The Calm Before the Storm?

It’s definitely not just stocks: the credit markets have failed to deteriorate today as everybody expected them to, on the day after the largest banking collapse in US history. Libor’s down a little, TED’s down a lot, and generally there’s no sign at all of any panic.

Justin Fox has a few theories for why this might be the case. The first one is the least likely: basically, that John McCain is right when he says that "there has been significant progress toward a bipartisan agreement" on the bailout. The facts, of course, is that he isn’t and there hasn’t.
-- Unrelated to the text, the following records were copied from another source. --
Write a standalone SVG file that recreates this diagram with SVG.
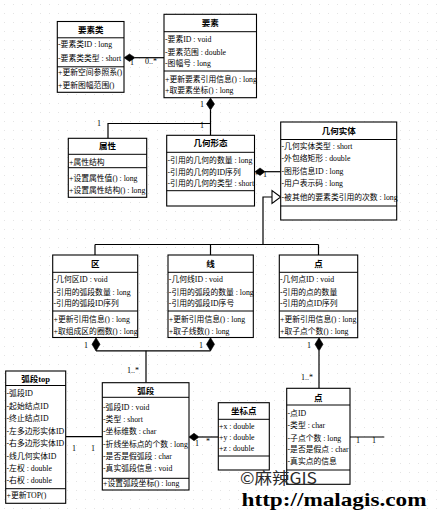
<svg xmlns="http://www.w3.org/2000/svg" width="441" height="512" viewBox="0 0 441 512">
<defs>
<pattern id="dots" width="9" height="9" patternUnits="userSpaceOnUse"><rect x="4" y="4" width="1" height="1" fill="#e4e4e4"/></pattern>
<style>
.bx{fill:#fff;stroke:#000;stroke-width:1.1}
.dv{stroke:#000;stroke-width:1}
text{font-family:"Liberation Serif","Noto Sans CJK SC",serif;fill:#000}
.t{font-size:8.5px;font-weight:bold;text-anchor:middle}
.a{font-size:7.8px}
.c{stroke:#000;stroke-width:1.2;fill:none}
.d{fill:#000;stroke:#000;stroke-width:0.6}
.g{fill:#fff;stroke:#000;stroke-width:1.1}
.l{font-size:8px}
</style>
</defs>
<rect width="441" height="512" fill="#fff"/>
<rect width="441" height="512" fill="url(#dots)"/>

<g id="connectors">
<polygon class="d" points="124,57.7 129.5,54 135,57.7 129.5,61.4"/>
<line class="c" x1="135" y1="57.7" x2="164" y2="57.7"/>
<text class="l" x="130" y="65">1</text>
<text class="l" x="145" y="64">0..*</text>
<polygon class="d" points="210.5,98 214.5,104 210.5,110 206.5,104"/>
<polyline class="c" points="210.5,110 210.5,123.5 108,123.5 108,138.3"/>
<line class="c" x1="210.5" y1="123.5" x2="210.5" y2="135.3"/>
<text class="l" x="200" y="107">1</text>
<text class="l" x="200" y="128">1</text>
<text class="l" x="97" y="126">1</text>
<polygon class="d" points="255,171.7 260,168 265,171.7 260,175.4"/>
<line class="c" x1="265" y1="171.7" x2="280.7" y2="171.7"/>
<text class="l" x="247" y="178">1..*</text>
<text class="l" x="263" y="177">1</text>
<polyline class="c" points="272,197 263,197 263,244.5"/>
<line class="c" x1="95" y1="244.5" x2="318.5" y2="244.5"/>
<line class="c" x1="95" y1="244.5" x2="95" y2="255"/>
<line class="c" x1="210.5" y1="244.5" x2="210.5" y2="255"/>
<line class="c" x1="318.5" y1="244.5" x2="318.5" y2="255"/>
<polygon class="g" points="280.7,197 272,190.5 272,203.5"/>
<polygon class="d" points="96,337.7 100,344.3 96,351 92,344.3"/>
<polygon class="d" points="210.5,337.7 214.5,344.3 210.5,351 206.5,344.3"/>
<line class="c" x1="96" y1="350.8" x2="210.5" y2="350.8"/>
<line class="c" x1="146" y1="350.8" x2="146" y2="382.7"/>
<text class="l" x="84" y="348">1</text>
<text class="l" x="199" y="348">1</text>
<text class="l" x="127" y="373">1..*</text>
<polygon class="d" points="319,337.7 323,344.3 319,351 315,344.3"/>
<line class="c" x1="319" y1="351" x2="319" y2="388.3"/>
<text class="l" x="307" y="348">1</text>
<text class="l" x="301" y="380">1..*</text>
<line class="c" x1="65.7" y1="436.7" x2="102.3" y2="436.7"/>
<text class="l" x="72" y="451">1</text>
<text class="l" x="91" y="451">1</text>
<polygon class="d" points="189,437 194,433.3 199,437 194,440.7"/>
<line class="c" x1="199" y1="437" x2="218.3" y2="437"/>
<text class="l" x="195" y="446">1</text>
<text class="l" x="206" y="444">*</text>
<line class="c" x1="350" y1="437" x2="384.3" y2="437"/>
<text class="l" x="356" y="443">1</text>
<text class="l" x="372" y="443">1</text>
</g>

<g id="n_yaosulei">
<rect class="bx" x="57.3" y="21.5" width="66.7" height="70.8"/>
<line class="dv" x1="57.3" y1="37.8" x2="124" y2="37.8"/>
<line class="dv" x1="57.3" y1="66.8" x2="124" y2="66.8"/>
<text class="t" x="90.7" y="33">要素类</text>
<text class="a" x="58" y="46.8">-要素类ID : long</text>
<text class="a" x="58" y="60.8">-要素类类型 : short</text>
<text class="a" x="58" y="75.3">+更新空间参照系()</text>
<text class="a" x="58" y="87.8">+更新图幅范围()</text>
</g>

<g id="n_yaosu">
<rect class="bx" x="164" y="14.3" width="92.5" height="83.4"/>
<line class="dv" x1="164" y1="31.7" x2="256.5" y2="31.7"/>
<line class="dv" x1="164" y1="71" x2="256.5" y2="71"/>
<text class="t" x="210.3" y="26">要素</text>
<text class="a" x="165" y="41.8">-要素ID : void</text>
<text class="a" x="165" y="54.5">-要素范围 : double</text>
<text class="a" x="165" y="66.1">-图幅号 : long</text>
<text class="a" x="165" y="81.8">+更新要素引用信息() : long</text>
<text class="a" x="165" y="93.1">+取要素坐标() : long</text>
</g>

<g id="n_shuxing">
<rect class="bx" x="68.3" y="138.3" width="78.4" height="59"/>
<line class="dv" x1="68.3" y1="154.3" x2="146.7" y2="154.3"/>
<line class="dv" x1="68.3" y1="167.7" x2="146.7" y2="167.7"/>
<text class="t" x="107.5" y="149">属性</text>
<text class="a" x="69" y="164.8">+属性结构</text>
<text class="a" x="69" y="180.8">+设置属性值() : long</text>
<text class="a" x="69" y="192.8">+设置属性结构() : long</text>
</g>

<g id="n_jihexingtai">
<rect class="bx" x="166.7" y="135.3" width="87.8" height="70.7"/>
<line class="dv" x1="166.7" y1="152.3" x2="254.5" y2="152.3"/>
<line class="dv" x1="166.7" y1="190.7" x2="254.5" y2="190.7"/>
<text class="t" x="210.6" y="146.3">几何形态</text>
<text class="a" x="167.5" y="162.8">-引用的几何的数量 : long</text>
<text class="a" x="167.5" y="174.8">-引用的几何的ID序列</text>
<text class="a" x="167.5" y="186.3">-引用的几何的类型 : short</text>
</g>

<g id="n_jiheshiti">
<rect class="bx" x="280.7" y="122" width="116" height="98"/>
<line class="dv" x1="280.7" y1="139.5" x2="396.7" y2="139.5"/>
<line class="dv" x1="280.7" y1="206" x2="396.7" y2="206"/>
<text class="t" x="338.7" y="134">几何实体</text>
<text class="a" x="281.5" y="148.8">-几何实体类型 : short</text>
<text class="a" x="281.5" y="161.3">-外包络矩形 : double</text>
<text class="a" x="281.5" y="174.3">-图形信息ID : long</text>
<text class="a" x="281.5" y="186.3">-用户表示码 : long</text>
<text class="a" x="281.5" y="199.8">-被其他的要素类引用的次数 : long</text>
</g>

<g id="n_qu">
<rect class="bx" x="52.7" y="255" width="85" height="82.5"/>
<line class="dv" x1="52.7" y1="272.3" x2="137.7" y2="272.3"/>
<line class="dv" x1="52.7" y1="311" x2="137.7" y2="311"/>
<text class="t" x="95.2" y="266.5">区</text>
<text class="a" x="53.5" y="282.1">-几何区ID : void</text>
<text class="a" x="53.5" y="294.5">-引用的弧段数量 : long</text>
<text class="a" x="53.5" y="306.3">-引用的弧段ID序列</text>
<text class="a" x="53.5" y="321.8">+更新引用信息() : long</text>
<text class="a" x="53.5" y="333.8">+取组成区的圈数() : long</text>
</g>

<g id="n_xian">
<rect class="bx" x="168" y="255" width="85.3" height="82.5"/>
<line class="dv" x1="168" y1="272.3" x2="253.3" y2="272.3"/>
<line class="dv" x1="168" y1="311" x2="253.3" y2="311"/>
<text class="t" x="210.6" y="266.5">线</text>
<text class="a" x="168.8" y="282.1">-几何线ID : void</text>
<text class="a" x="168.8" y="294.5">-引用的弧段的数量 : long</text>
<text class="a" x="168.8" y="306.3">-引用的弧段ID序号</text>
<text class="a" x="168.8" y="321.8">+更新引用信息() : long</text>
<text class="a" x="168.8" y="333.8">+取子线数() : long</text>
</g>

<g id="n_dian">
<rect class="bx" x="279.3" y="255" width="78.4" height="82.7"/>
<line class="dv" x1="279.3" y1="272.3" x2="357.7" y2="272.3"/>
<line class="dv" x1="279.3" y1="311" x2="357.7" y2="311"/>
<text class="t" x="318.5" y="266.5">点</text>
<text class="a" x="280" y="282.1">-几何点ID : void</text>
<text class="a" x="280" y="294.5">-引用的点的数量</text>
<text class="a" x="280" y="306.3">-引用的点ID序列</text>
<text class="a" x="280" y="321.8">+更新引用信息() : long</text>
<text class="a" x="280" y="333.8">+取子点个数() : long</text>
</g>

<g id="n_huduantop">
<rect class="bx" x="5.7" y="371" width="60" height="132.3"/>
<line class="dv" x1="5.7" y1="385.5" x2="65.7" y2="385.5"/>
<line class="dv" x1="5.7" y1="488.7" x2="65.7" y2="488.7"/>
<text class="t" x="35.7" y="382">弧段top</text>
<text class="a" x="6.5" y="396.1">-弧段ID</text>
<text class="a" x="6.5" y="408.8">-起始结点ID</text>
<text class="a" x="6.5" y="421.1">-终止结点ID</text>
<text class="a" x="6.5" y="433.5">-左多边形实体ID</text>
<text class="a" x="6.5" y="446.1">-右多边形实体ID</text>
<text class="a" x="6.5" y="458.5">-线几何实体ID</text>
<text class="a" x="6.5" y="471.1">-左权 : double</text>
<text class="a" x="6.5" y="483.1">-右权 : double</text>
<text class="a" x="6.5" y="498.1">+更新TOP()</text>
</g>

<g id="n_huduan">
<rect class="bx" x="102.3" y="382.7" width="86.7" height="107.3"/>
<line class="dv" x1="102.3" y1="397.3" x2="189" y2="397.3"/>
<line class="dv" x1="102.3" y1="478.3" x2="189" y2="478.3"/>
<text class="t" x="145.7" y="394">弧段</text>
<text class="a" x="103" y="409.5">-弧段ID : void</text>
<text class="a" x="103" y="421.8">-类型 : short</text>
<text class="a" x="103" y="433.8">-坐标维数 : char</text>
<text class="a" x="103" y="446.5">-折线坐标点的个数 : long</text>
<text class="a" x="103" y="458.8">-是否是假弧段 : char</text>
<text class="a" x="103" y="470.5">-真实弧段信息 : void</text>
<text class="a" x="103" y="486.1">+设置弧段坐标() : long</text>
</g>

<g id="n_zuobiaodian1">
<rect class="bx" x="218.3" y="402.7" width="51" height="67.3"/>
<line class="dv" x1="218.3" y1="419.3" x2="269.3" y2="419.3"/>
<line class="dv" x1="218.3" y1="456" x2="269.3" y2="456"/>
<text class="t" x="243.8" y="413.7">坐标点</text>
<text class="a" x="219" y="428.8">+x : double</text>
<text class="a" x="219" y="440.1">+y : double</text>
<text class="a" x="219" y="451.1">+z : double</text>
</g>

<g id="n_dian2">
<rect class="bx" x="286.7" y="388.3" width="63.3" height="96"/>
<line class="dv" x1="286.7" y1="405" x2="350" y2="405"/>
<line class="dv" x1="286.7" y1="470" x2="350" y2="470"/>
<text class="t" x="318.3" y="400.7">点</text>
<text class="a" x="287.5" y="415.5">-点ID</text>
<text class="a" x="287.5" y="427.8">-类型 : char</text>
<text class="a" x="287.5" y="440.5">-子点个数 : long</text>
<text class="a" x="287.5" y="452.1">-是否是假点 : char</text>
<text class="a" x="287.5" y="463.6">-真实点的信息</text>
</g>

<g id="watermark">
<text x="240" y="483.5" style="font-family:'Noto Sans CJK SC','Liberation Sans',sans-serif;font-size:16px;fill:#2a2a2a" textLength="77" lengthAdjust="spacingAndGlyphs">©麻辣GIS</text>
<text x="241.5" y="506" style="font-family:'Liberation Serif',serif;font-size:19px;font-weight:bold;fill:#000" textLength="185" lengthAdjust="spacingAndGlyphs">http://malagis.com</text>
</g>
</svg>
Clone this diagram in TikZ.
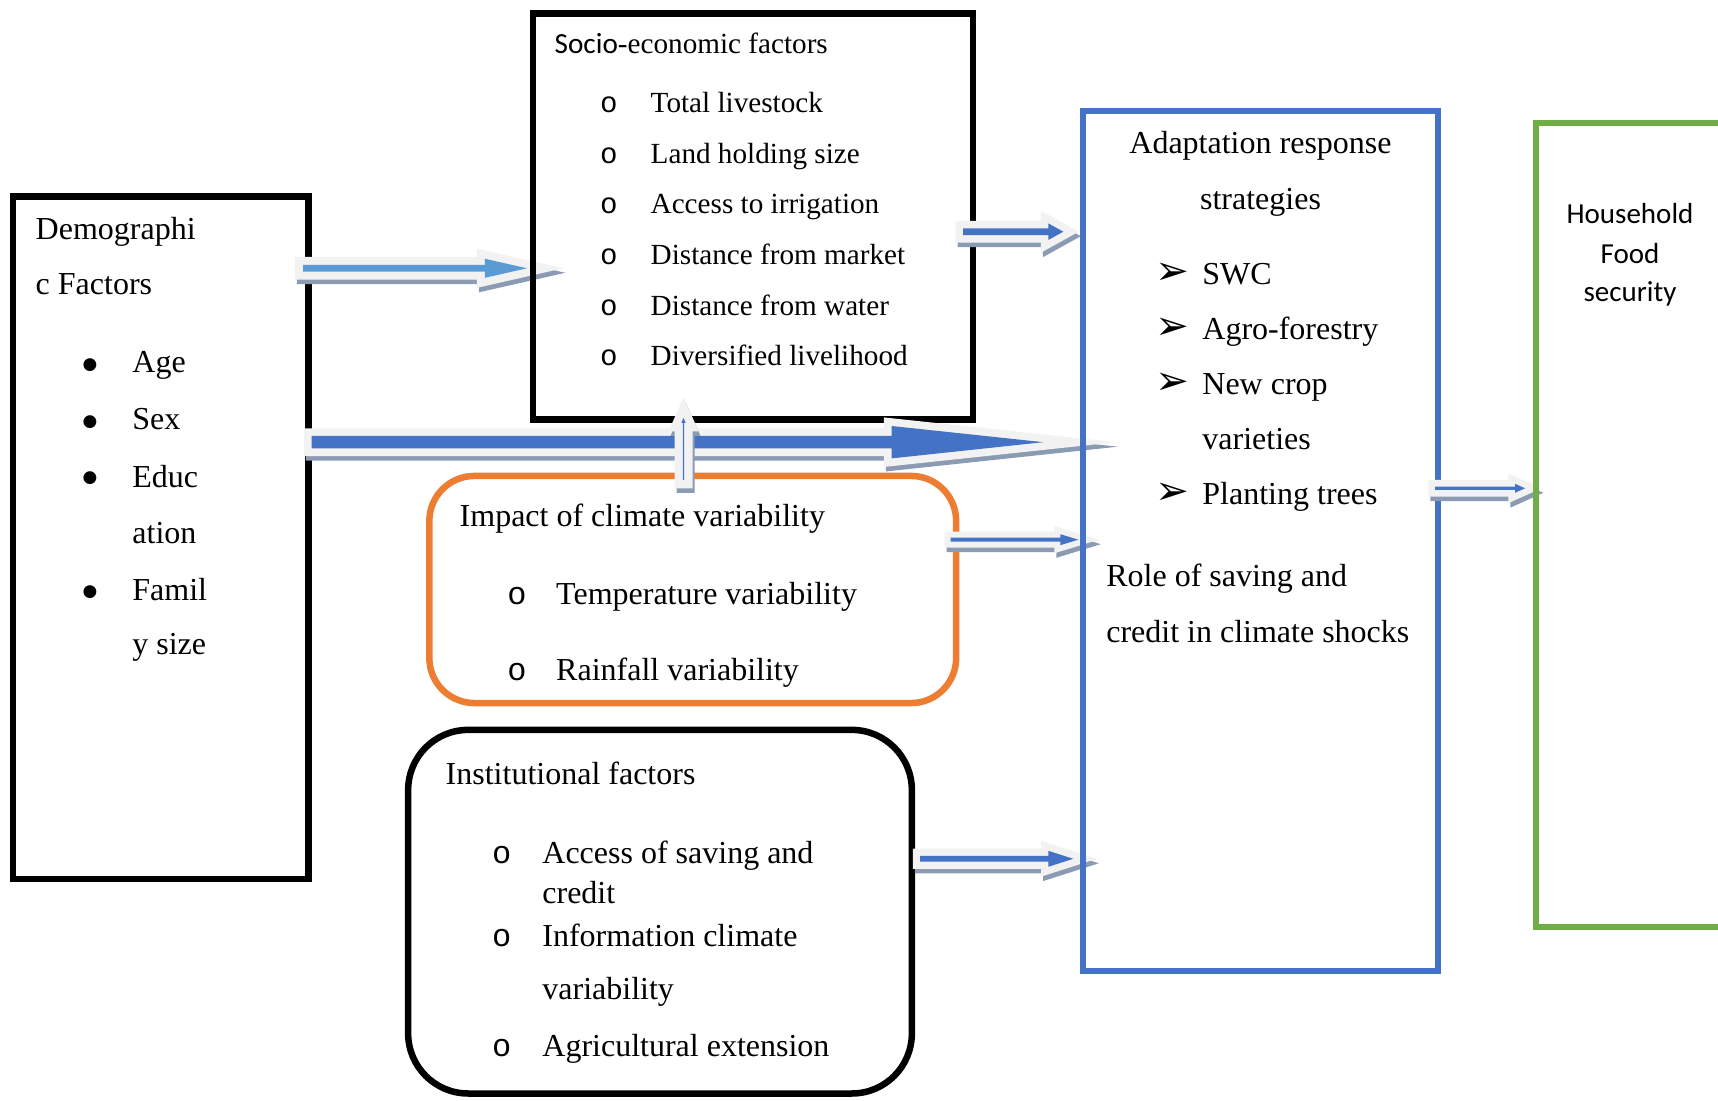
\documentclass[tikz,border=0pt]{standalone}
\usepackage{fontspec}
\setmainfont{Liberation Serif}
\newfontfamily\calibrifont{Carlito}
\newfontfamily\courierfont{Liberation Mono}
\newfontfamily\dingfont{DejaVu Sans}
\usetikzlibrary{calc}
\definecolor{boxblue}{HTML}{4472C4}
\definecolor{boxgreen}{HTML}{70AD47}
\definecolor{boxorange}{HTML}{ED7D31}
\definecolor{arrowblue}{HTML}{4472C4}
\definecolor{arrowlight}{HTML}{5B9BD5}
\definecolor{rimgray}{HTML}{F2F2F2}
\definecolor{arrshade}{HTML}{8C9BB4}
\newcommand{\bodysize}{\fontsize{9.1}{11}\selectfont}
\newcommand{\socsize}{\fontsize{8.3}{10}\selectfont}
\tikzset{
  arrshadow/.style={fill=arrshade,draw=arrshade,line join=miter,miter limit=25,transform canvas={shift={(2,4.5)}}},
  arrrim/.style={fill=rimgray,draw=rimgray,line join=miter,miter limit=25},
  arrblue/.style={fill=arrowblue},
  arrlight/.style={fill=arrowlight}
}
% block arrow: from, to, shaft half width, head half width, head length, rim, fill
\newcommand{\fatarrow}[7]{%
  \coordinate (fa-base) at ($(#2)!#5!(#1)$);
  \foreach \lay in {arrshadow,arrrim,#7}
    \path[\lay,line width=#6] ($(#1)!#3!90:(#2)$) -- ($(fa-base)!#3!90:(#2)$) -- ($(fa-base)!#4!90:(#2)$) -- (#2)
      -- ($(fa-base)!#4!-90:(#2)$) -- ($(fa-base)!#3!-90:(#2)$) -- ($(#1)!#3!-90:(#2)$) -- cycle;
}
\begin{document}
\begin{tikzpicture}[x=0.01cm,y=-0.01cm]
\tikzstyle{frame}=[draw,line width=0.065cm,inner sep=0pt]
\tikzstyle{txt}=[anchor=base west,inner sep=0pt,font=\bodysize]
\tikzstyle{stxt}=[txt,font=\socsize]
\tikzstyle{mid}=[anchor=base,inner sep=0pt,font=\bodysize]
\tikzstyle{blob}=[anchor=center,inner sep=0pt,font=\dingfont\fontsize{4.8}{6}\selectfont]
\tikzstyle{sdot}=[anchor=base,inner sep=0pt,font=\courierfont\socsize]
\tikzstyle{dot}=[anchor=base,inner sep=0pt,font=\courierfont\bodysize]
\tikzstyle{tip}=[anchor=base west,inner sep=0pt,font=\dingfont\fontsize{11.5}{12}\selectfont]
\tikzstyle{cal}=[anchor=base,inner sep=0pt,font=\calibrifont\fontsize{8.25}{10}\selectfont]
\clip (0,0) rectangle (1718,1101);
\fill[white] (0,0) rectangle (1718,1101);

% boxes on the left
\node[frame,minimum width=2.95cm,minimum height=6.823cm] (demo) at (160.8,537.85) {};
\node[frame,draw=boxorange,rounded corners=0.45cm,minimum width=5.265cm,minimum height=2.27cm] (impact) at (692.75,589.5) {};
\node[frame,rounded corners=0.6cm,minimum width=5.034cm,minimum height=3.634cm] (inst) at (660,911.7) {};

\coordinate (a1s) at (303,268.3); \coordinate (a1e) at (527,268.3);
\fatarrow{a1s}{a1e}{0.034cm}{0.095cm}{0.42cm}{0.16cm}{arrlight}
\node[frame,minimum width=4.40cm,minimum height=4.06cm] (socio) at (753,216.5) {};

% arrows into the adaptation box
\coordinate (a2s) at (963,231.7); \coordinate (a2e) at (1063.3,231.7);
\fatarrow{a2s}{a2e}{0.034cm}{0.083cm}{0.15cm}{0.15cm}{arrblue}
\coordinate (a3s) at (311.7,442.2); \coordinate (a3e) at (1043.3,442.2);
\fatarrow{a3s}{a3e}{0.062cm}{0.162cm}{1.517cm}{0.154cm}{arrblue}
\coordinate (a5s) at (950.7,539.7); \coordinate (a5e) at (1078.3,539.7);
\fatarrow{a5s}{a5e}{0.02cm}{0.055cm}{0.18cm}{0.12cm}{arrblue}
\coordinate (a6s) at (920,858.8); \coordinate (a6e) at (1073.3,858.8);
\fatarrow{a6s}{a6e}{0.029cm}{0.08cm}{0.25cm}{0.143cm}{arrblue}
\node[frame,draw=boxblue,line width=0.06cm,minimum width=3.542cm,minimum height=8.595cm] (adapt) at (1260.4,541.25) {};

\coordinate (a7s) at (1435,488.3); \coordinate (a7e) at (1525,488.3);
\fatarrow{a7s}{a7e}{0.017cm}{0.045cm}{0.10cm}{0.134cm}{arrblue}
\node[frame,draw=boxgreen,line width=0.06cm,minimum width=2.44cm,minimum height=8.033cm] (food) at (1658,525.35) {};

% impact up to socio-economic
\coordinate (a4s) at (683.5,480); \coordinate (a4e) at (683.5,418);
\fatarrow{a4s}{a4e}{0.007cm}{0.022cm}{0.05cm}{0.166cm}{arrblue}

% demographic
\node[txt] (dem1) at (35,239.3) {Demographi};
\node[txt] (dem2) at (35,295) {c Factors};
\node[blob] (demb1) at (90,365) {●};
\node[blob] (demb2) at (90,421.7) {●};
\node[blob] (demb3) at (90,478.3) {●};
\node[blob] (demb4) at (90,591.7) {●};
\node[txt] (age) at (131.7,372.7) {Age};
\node[txt] (sex) at (131.7,430) {Sex};
\node[txt] (edu1) at (131.7,487.3) {Educ};
\node[txt] (edu2) at (131.7,543.3) {ation};
\node[txt] (fam1) at (131.7,600.7) {Famil};
\node[txt] (fam2) at (131.7,655) {y size};

% socio-economic
\node[stxt] (soctitle) at (554,53.3) {{\calibrifont Socio}-economic factors};
\foreach \t [count=\i] in {Total livestock,Land holding size,Access to irrigation,Distance from market,Distance from water,Diversified livelihood}{
  \node[sdot] (socb\i) at (609,{112.7+50.6*(\i-1)}) {o};
  \node[stxt] (soc\i) at (650,{112.7+50.6*(\i-1)}) {\t};
}

% impact of climate variability
\node[txt] (imptitle) at (459,527) {Impact of climate variability};
\node[dot] (impb1) at (517,605) {o};
\node[txt] (imp1) at (555.5,605) {Temperature variability};
\node[dot] (impb2) at (517,680.6) {o};
\node[txt] (imp2) at (555.5,680.6) {Rainfall variability};

% institutional
\node[txt] (insttitle) at (445,785) {Institutional factors};
\node[dot] (instb1) at (501.7,863.3) {o};
\node[txt] (inst1a) at (541.7,863.3) {Access of saving and};
\node[txt] (inst1b) at (541.7,904) {credit};
\node[dot] (instb2) at (501.7,946.7) {o};
\node[txt] (inst2a) at (541.7,946.7) {Information climate};
\node[txt] (inst2b) at (541.7,1000) {variability};
\node[dot] (instb3) at (501.7,1056.7) {o};
\node[txt] (inst3) at (541.7,1056.7) {Agricultural extension};

% adaptation
\node[mid] (adtitle1) at (1260.5,153.5) {Adaptation response};
\node[mid] (adtitle2) at (1260.5,209.5) {strategies};
\node[tip] (adb1) at (1155,285) {➢};
\node[txt] (ad1) at (1201.7,285) {SWC};
\node[tip] (adb2) at (1155,340) {➢};
\node[txt] (ad2) at (1201.7,340) {Agro-forestry};
\node[tip] (adb3) at (1155,395) {➢};
\node[txt] (ad3a) at (1201.7,395) {New crop};
\node[txt] (ad3b) at (1201.7,450) {varieties};
\node[tip] (adb4) at (1155,505) {➢};
\node[txt] (ad4) at (1201.7,505) {Planting trees};
\node[txt] (role1) at (1105.6,587) {Role of saving and};
\node[txt] (role2) at (1105.6,643) {credit in climate shocks};

% household food security
\node[cal] (food1) at (1630,224) {Household};
\node[cal] (food2) at (1630,263.3) {Food};
\node[cal] (food3) at (1630,301.7) {security};
\end{tikzpicture}
\end{document}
The second theory is that liquidity injections by global central banks, after signally failing to work for the past 14 months, have suddenly started working. That seems improbable to me, too — if anything, central banks are now lending so much money so freely into the banking system that there’s little if any need for banks to lend money to each other. Extra liquidity, in such a scenario, can increase interbank rates as easily as it can decrease them.

The third theory is the least unlikely and the most hopeful:

Maybe we don’t need the bailout, at least not in the this-must-happen-tomorrow-or-we’ll-all-die sense of late last week. By acting to backstop money market mutual funds, and magically transforming the last two big investment banks standing–Goldman Sachs and Morgan Stanley–into banks, the government already addressed the two big panic button issues of last week. And now most all the remaining financial institutions that anybody might have serious worries about are within the banking system, where we have pretty well-established rules for dealing with insolvency and experienced civil servants who administer them. Not problem solved–nowhere near–but problem steered in a direction where it could conceivably be resolved without emergency legislation right now.

I devoutly wish this were true; I put it at p=0.5, or thereabouts. But even if it is true, it would only represent a slight change in the thing that the bailout is designed to avert. Rather than immediate and certain financial chaos in the event the bailout doesn’t happen, we’d just have contingent and could-happen-at-any-time financial chaos. Which is an improvement, but not much of one.